A bleaker success is Jones’s wise, rumbling, desert blues-backed version of Todd Snider’s super-sharp “Talking Reality Television Blues”. I love Snider’s dry acoustic version from 2019. He’s a modern Dylan, tracing the arc of popular culture through from when video killed the radio star, reality killed the video star and reality TV star Donald Trump killed reality with his “alternative facts”. I wasn’t sure I’d appreciate Jones’ take. But he growls such a conversational, experienced, Welsh truth into it that I suspect people who don’t know Snider might think he’d just freestyled those cleverly turned lyrics live at the mic. No mean feat.  

It turns out some of the contempt spat into the lyrics of “Hillbilly!” is personal. Jones knew Trump from the 1980s when “he used to come to my shows in Atlantic City… He was going downhill fast, but then, of course, he got The Apprentice gig and that was what set him on his path to The White House,” he explains in the press release for this album. “That’s what reality television did.

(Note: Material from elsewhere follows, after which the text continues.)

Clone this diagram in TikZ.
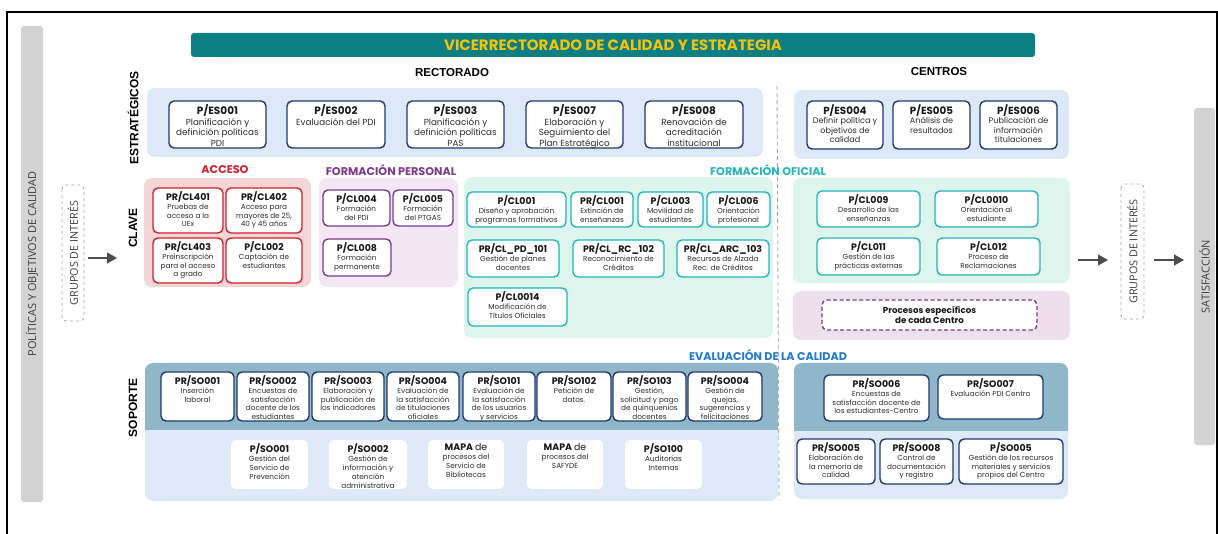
\documentclass[tikz,border=0pt]{standalone}
\usepackage{fontspec}
\setmainfont{Poppins}
\newfontfamily\arb{Liberation Sans}
\newfontfamily\ops{Open Sans}
\usetikzlibrary{arrows.meta}
\definecolor{teal1}{HTML}{0B7F82}
\definecolor{yell}{HTML}{F4C20D}
\definecolor{lblue}{HTML}{DDE9F6}
\definecolor{navy}{HTML}{1E3A70}
\definecolor{pinkp}{HTML}{F5D6D6}
\definecolor{redb}{HTML}{D0202E}
\definecolor{purpp}{HTML}{F4E7F4}
\definecolor{purpb}{HTML}{7D3A8C}
\definecolor{mint}{HTML}{DEF5EE}
\definecolor{tealb}{HTML}{22B5BD}
\definecolor{mauve}{HTML}{EDE0EC}
\definecolor{band}{HTML}{8FB6C9}
\definecolor{evalb}{HTML}{1F7AD4}
\definecolor{greybar}{HTML}{D3D3D3}
\definecolor{arrg}{HTML}{4D4D4D}
\definecolor{txtg}{HTML}{2E2E2E}
\newcommand\bx[9]{%
  \node[#1, minimum width={#6-#4}, minimum height={#7-#5}] (#3) at ({(#4+#6)/2},{(#5+#7)/2}) {};
  \node[#2, anchor=north] (#3-t) at ([yshift=-4pt]#3.north) {{\idf\bfseries\color{black!90}#8}\\#9};}
\begin{document}
\begin{tikzpicture}[x=1pt,y=-1pt,
  sbox/.style={draw=navy, line width=1.4pt, fill=white, rounded corners=5pt, inner sep=0pt},
  abox/.style={sbox, draw=redb},
  pbox/.style={sbox, draw=purpb},
  obox/.style={sbox, draw=tealb},
  wbox/.style={fill=white, draw=none, rounded corners=5pt, inner sep=0pt},
  txtS/.style={align=center, inner sep=0pt, text=txtg,
     font={\def\idf{\fontsize{10.5}{10.6}\selectfont}\fontsize{8.8}{10.6}\selectfont}},
  txtM/.style={align=center, inner sep=0pt, text=txtg,
     font={\def\idf{\fontsize{10.3}{10}\selectfont}\fontsize{8.1}{9.4}\selectfont}},
  txtC/.style={align=center, inner sep=0pt, text=txtg,
     font={\def\idf{\fontsize{9.4}{9}\selectfont}\fontsize{7.3}{8.8}\selectfont}},
  panel/.style={rounded corners=8pt},
  rowlab/.style={rotate=90, font=\arb\bfseries\fontsize{12}{12}\selectfont, inner sep=0pt},
  grp/.style={rotate=90, draw=gray!70, dashed, line width=0.8pt, fill=white, rounded corners=4pt,
     font=\ops\fontsize{10.8}{10.8}\selectfont, text=black!75, inner sep=0pt},
  bar/.style={rotate=90, fill=greybar, rounded corners=3pt, inner sep=0pt,
     font=\ops\fontsize{11}{11}\selectfont, text=black!75},
  arr/.style={draw=arrg, line width=1.3pt, -{Triangle[length=10pt,width=11pt]}},
  seclab/.style={font=\bfseries\fontsize{11.2}{11.2}\selectfont, inner sep=0pt},
  hdr/.style={font=\arb\bfseries\fontsize{11.5}{11.5}\selectfont, inner sep=0pt}]
\useasboundingbox (0,0) rectangle (1218,534);
% frame
\draw[line width=1.2pt] (7,540) -- (7,12) -- (1217,12) -- (1217,540);
% side bars
\node[bar, minimum width=476, minimum height=22] (pol) at (32,264) {POLÍTICAS Y OBJETIVOS DE CALIDAD};
\node[bar, minimum width=337, minimum height=21] (sat) at (1204.5,276.5) {SATISFACCIÓN};
\node[grp, minimum width=136, minimum height=22] (gl) at (73,253) {GRUPOS DE INTERÉS};
\node[grp, minimum width=135, minimum height=23] (gr) at (1132.5,251.5) {GRUPOS DE INTERÉS};
% title
\node[fill=teal1, rounded corners=3pt, minimum width=844, minimum height=24, inner sep=0pt,
  text=yell, font=\bfseries\fontsize{15}{15}\selectfont] (title) at (613,45) {VICERRECTORADO DE CALIDAD Y ESTRATEGIA};
\node[hdr] (rect) at (452,73) {RECTORADO};
\node[hdr] (cent) at (939,72) {CENTROS};
% row labels
\node[rowlab] (lest) at (133,118) {ESTRATÉGICOS};
\node[rowlab] (lcla) at (133,228) {CLAVE};
\node[rowlab] (lsop) at (133,408) {SOPORTE};
% dashed divider
\coordinate (dv1) at (777,86);
\coordinate (dv2) at (779,500);
\draw[gray!70, line width=0.9pt, dash pattern=on 4pt off 3pt] (dv1) -- (dv2);
% panels
\fill[lblue, panel] (147,88) rectangle (763,157);
\fill[lblue, panel] (794,90) rectangle (1069,159);
\fill[pinkp, panel] (144,178) rectangle (311,287);
\fill[purpp, panel] (319,178) rectangle (458,287);
\fill[mint, panel] (464,177) rectangle (773,338);
\fill[mint, panel] (793,178) rectangle (1070,283);
\fill[mauve, panel] (793,291) rectangle (1070,340);
\fill[lblue, panel] (145,363) rectangle (778,501);
\fill[band, panel] (145,363) rectangle (778,442);
\fill[lblue] (145,430) rectangle (778,443);
\fill[lblue, panel] (794,363) rectangle (1068,499);
\fill[band, panel] (794,363) rectangle (1068,443);
\fill[lblue] (794,431) rectangle (1068,444);
% section labels
\node[seclab, text=redb] (lacc) at (225,170) {ACCESO};
\node[seclab, text=purpb] (lfp) at (391,170) {FORMACIÓN PERSONAL};
\node[seclab, text=tealb] (lfo) at (768,170) {FORMACIÓN OFICIAL};
\node[seclab, text=evalb] (lev) at (768,355) {EVALUACIÓN DE LA CALIDAD};
% strategic
\bx{sbox}{txtS}{es001}{169}{101}{266}{148}{P/ES001}{Planificación y\\definición políticas\\PDI}
\bx{sbox}{txtS}{es002}{287}{101}{385}{148}{P/ES002}{Evaluación del PDI}
\bx{sbox}{txtS}{es003}{407}{101}{504}{148}{P/ES003}{Planificación y\\definición políticas\\PAS}
\bx{sbox}{txtS}{es007}{526}{101}{623}{148}{P/ES007}{Elaboración y\\Seguimiento del\\Plan Estratégico}
\bx{sbox}{txtS}{es008}{645}{101}{743}{148}{P/ES008}{Renovación de\\acreditación\\institucional}
\bx{sbox}{txtM}{es004}{807}{101}{883}{149}{P/ES004}{Definir política y\\objetivos de\\calidad}
\bx{sbox}{txtM}{es005}{893}{101}{970}{149}{P/ES005}{Análisis de\\resultados}
\bx{sbox}{txtM}{es006}{980}{101}{1057}{149}{P/ES006}{Publicación de\\información\\titulaciones}
% acceso
\bx{abox}{txtC}{cl401}{153}{188}{223}{233}{PR/CL401}{Pruebas de\\acceso a la\\UEx}
\bx{abox}{txtC}{cl402}{226}{188}{302}{233}{PR/CL402}{Acceso para\\mayores de 25,\\40 y 45 años}
\bx{abox}{txtC}{cl403}{153}{238}{223}{283}{PR/CL403}{Preinscripción\\para el acceso\\a grado}
\bx{abox}{txtC}{cl002}{226}{238}{302}{283}{P/CL002}{Captación de\\estudiantes}
% formacion personal
\bx{pbox}{txtC}{cl004}{323}{190}{390}{226}{P/CL004}{Formación\\del PDI}
\bx{pbox}{txtC}{cl005}{393}{190}{453}{226}{P/CL005}{Formación\\del PTGAS}
\bx{pbox}{txtC}{cl008}{323}{239}{391}{276}{P/CL008}{Formación\\permanente}
% formacion oficial
\bx{obox}{txtC}{cl001}{467}{192}{566}{227}{P/CL001}{Diseño y aprobación\\programas formativos}
\bx{obox}{txtC}{prcl001}{571}{192}{633}{227}{PR/CL001}{Extinción de\\enseñanzas}
\bx{obox}{txtC}{cl003}{638}{192}{703}{227}{P/CL003}{Movilidad de\\estudiantes}
\bx{obox}{txtC}{cl006}{707}{192}{770}{227}{P/CL006}{Orientación\\profesional}
\bx{obox}{txtC}{pd101}{467}{240}{559}{277}{PR/CL\_PD\_101}{Gestión de planes\\docentes}
\bx{obox}{txtC}{rc102}{573}{240}{664}{277}{PR/CL\_RC\_102}{Reconocimiento de\\Créditos}
\bx{obox}{txtC}{arc103}{677}{240}{769}{277}{PR/CL\_ARC\_103}{Recursos de Alzada\\Rec. de Créditos}
\bx{obox}{txtC}{cl0014}{468}{288}{567}{326}{P/CL0014}{Modificación de\\Títulos Oficiales}
% centros clave
\bx{obox}{txtC}{cl009}{817}{191}{920}{227}{P/CL009}{Desarrollo de las\\enseñanzas}
\bx{obox}{txtC}{cl0010}{935}{191}{1038}{227}{P/CL0010}{Orientación al\\estudiante}
\bx{obox}{txtC}{cl011}{817}{238}{920}{275}{P/CL011}{Gestión de las\\prácticas externas}
\bx{obox}{txtC}{cl012}{937}{238}{1040}{275}{P/CL012}{Proceso de\\Reclamaciones}
\node[draw=purpb, line width=1.4pt, dash pattern=on 4pt off 2.5pt, fill=white, rounded corners=5pt,
  minimum width=215, minimum height=30, inner sep=0pt, align=center, text=black!90,
  font=\bfseries\fontsize{8.7}{10}\selectfont] (spec) at (929.5,315) {Procesos específicos\\de cada Centro};
% soporte rectorado
\bx{sbox}{txtC}{so001}{161}{372}{234}{421}{PR/SO001}{Inserción\\laboral}
\bx{sbox}{txtC}{so002}{237}{372}{309}{421}{PR/SO002}{Encuestas de\\satisfacción\\docente de los\\estudiantes}
\bx{sbox}{txtC}{so003}{312}{372}{384}{421}{PR/SO003}{Elaboración y\\publicación de\\los indicadores}
\bx{sbox}{txtC}{so004}{387}{372}{459}{421}{PR/SO004}{Evaluación de\\la satisfacción\\de titulaciones\\oficiales}
\bx{sbox}{txtC}{so101}{463}{372}{535}{421}{PR/SO101}{Evaluación de\\la satisfacción\\de los usuarios\\y servicios}
\bx{sbox}{txtC}{so102}{537}{372}{611}{421}{PR/SO102}{Petición de\\datos.}
\bx{sbox}{txtC}{so103}{613}{372}{686}{421}{PR/SO103}{Gestión,\\solicitud y pago\\de quinquenios\\docentes}
\bx{sbox}{txtC}{so004b}{688}{372}{762}{421}{PR/SO004}{Gestión de\\quejas,\\sugerencias y\\felicitaciones}
\bx{wbox}{txtC}{pso001}{231}{440}{308}{489}{P/SO001}{Gestión del\\Servicio de\\Prevención}
\bx{wbox}{txtC}{pso002}{329}{440}{407}{489}{P/SO002}{Gestión de\\información y\\atención\\administrativa}
\bx{wbox}{txtC}{mapa1}{428}{440}{504}{489}{MAPA {\mdseries de}}{procesos del\\Servicio de\\Bibliotecas}
\bx{wbox}{txtC}{mapa2}{527}{440}{603}{489}{MAPA {\mdseries de}}{procesos del\\SAFYDE}
\bx{wbox}{txtC}{so100}{625}{440}{702}{489}{P/SO100}{Auditorías\\Internas}
% soporte centros
\bx{sbox}{txtC}{so006}{824}{375}{929}{421}{PR/SO006}{Encuestas de\\satisfacción docente de\\los estudiantes-Centro}
\bx{sbox}{txtC}{so007}{938}{375}{1043}{419}{PR/SO007}{Evaluación PDI Centro}
\bx{sbox}{txtC}{so005}{797}{439}{875}{484}{PR/SO005}{Elaboración de\\la memoria de\\calidad}
\bx{sbox}{txtC}{so008}{880}{439}{953}{484}{PR/SO008}{Control de\\documentación\\y registro}
\bx{sbox}{txtC}{pso005}{959}{439}{1063}{484}{P/SO005}{Gestión de los recursos\\materiales y servicios\\propios del Centro}
% arrows
\coordinate (a1s) at (88,258);
\coordinate (a1e) at (117,258);
\coordinate (a2s) at (1078,260);
\coordinate (a2e) at (1108,260);
\coordinate (a3s) at (1154,260);
\coordinate (a3e) at (1184,260);
\draw[arr] (a1s) -- (a1e);
\draw[arr] (a2s) -- (a2e);
\draw[arr] (a3s) -- (a3e);
\end{tikzpicture}
\end{document}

But of course, there’s nothing real about it at all.” 

A long-time fan of Bob Dylan and Tony Joe White, Jones turns in moving versions of Dylan’s “One More Cup of Coffee for the Road” and Tony Joe White’s “Ole Mother Earth”. Johns has a blast chucking psychedelic sixties sitar at Malvina Reynolds’ “Hole in My Head”.  

As a fan who’s never been able to join in with lock-in singalongs of Jones’ 1968 hit “Delilah” (the whole woman-killing vibe just never grabbed me), I’m not quite sure why Jones and Johns have decided to retell the biblical tale of Samson and Delilah here, with the chap yet again emerging victorious. But I love the closing track, a stone cool account of Terry Callier’s “Lazarus Man”. It contains the obvious gag that Lazarus couldn’t make a comeback without Jesus (Jones couldn’t without Johns). But it’s also powerfully about the miracle of the life we have when our desire and ability to sing can seem impossible. Jones is an ongoing triumph of hope and experience.